Peace Inside and Outside: How Islamic Nonviolence Policy Works in Practice?

  August 02, 2021   Read time 2 min
Peace Inside and Outside: How Islamic Nonviolence Policy Works in Practice?
Muslims in India joined the independence movement even before Gandhi became a force. Wedded to an inclusive nationalism—filled with mutual religious tolerance and respect—and nonviolence as a means of achieving independence, such figures were true trailblazers.

One such person was Badruddin Tyabji, a Muslim lawyer and judge at the turn of the century and president of Gandhi’s Congress Party decades before Gandhi took control of the organization. “In the main, he was concerned to life the Muslims from the decadence of their recent past and guide them into the national mainstream so that they could be at one with the rest of their countrymen in India’s march to her destiny, and yet remain true to themselves—ardent Indians and devout Muslims at the same time,” writes biographer A. G. Noorani. His central project was the education and upliftment of Muslims and to preserve the secular and composite nature of Indian society. He had a huge impact on future Indian President Zakir Husain (profiled later in this chapter), who said, “The influence of great personalities, even at second hand, can be the most effective educative force. And this was the case with me with the late Badruddin Tyabji.”

Tyabji achieved greatness in two legal spheres. He became the first Indian barrister and the first Indian judge in Bombay. “In India’s legal history, there have been great lawyers and great judges, but very few who have been both,” writes Noorani. Tyabji was one of the pivotal figures in the early Indian nationalist movement. “The staunch and unflinching support he so constantly extended to the Indian National Congress was a source of great strength to that organization in its infancy,” Noorani writes. “Perhaps his greatest service lay in articulating his broad, tolerant outlook in delineating for the Muslims a course of action which would conduce both to national integration and to the preservation of Muslim culture and the values dear to Muslims.” Gandhi recalled with admiration on a number of instances Tyabji’s services to his party, saying that “Badruddin Tyabji was for years a decisive factor in the deliberations of the Congress.”

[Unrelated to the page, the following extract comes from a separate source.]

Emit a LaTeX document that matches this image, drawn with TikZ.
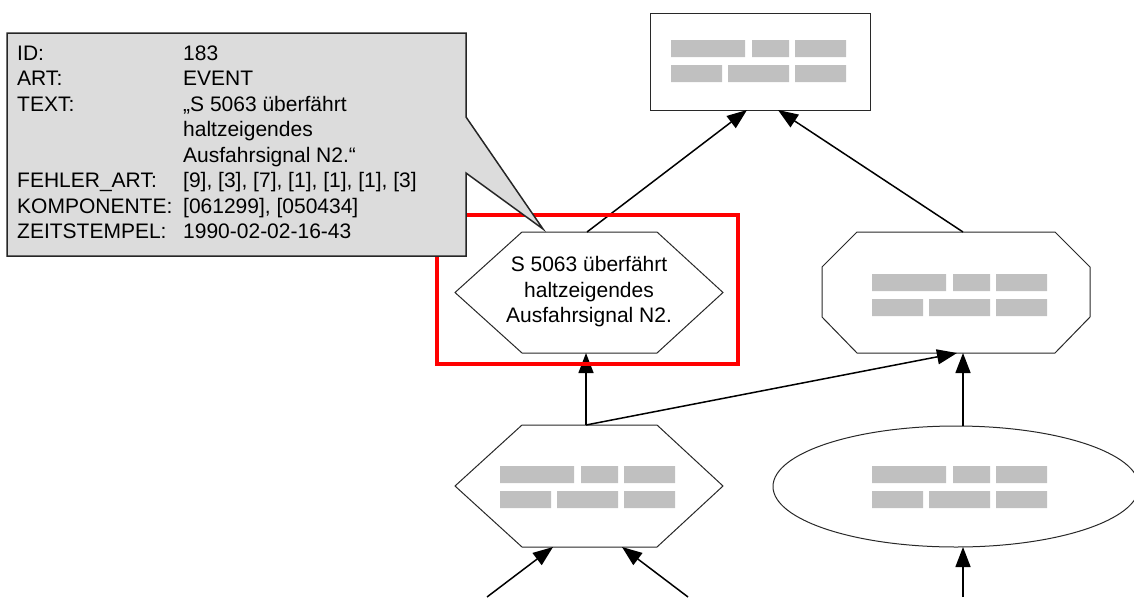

“His aim was Indian unity—a united India,” the Madras Standard newspaper wrote in a eulogy when he passed away in 1906. “He had the sagacity to see and the energy, capacity and patriotism to work for a brighter and more prosperous future for India.” Another tribute summarized his contribution both to the Muslim community and to India, saying that he excelled in both spheres since he “represented a principle, and not a class or a community. . . . Great as he was as a leader among Muslims, he was greater still as a leader of Indians.”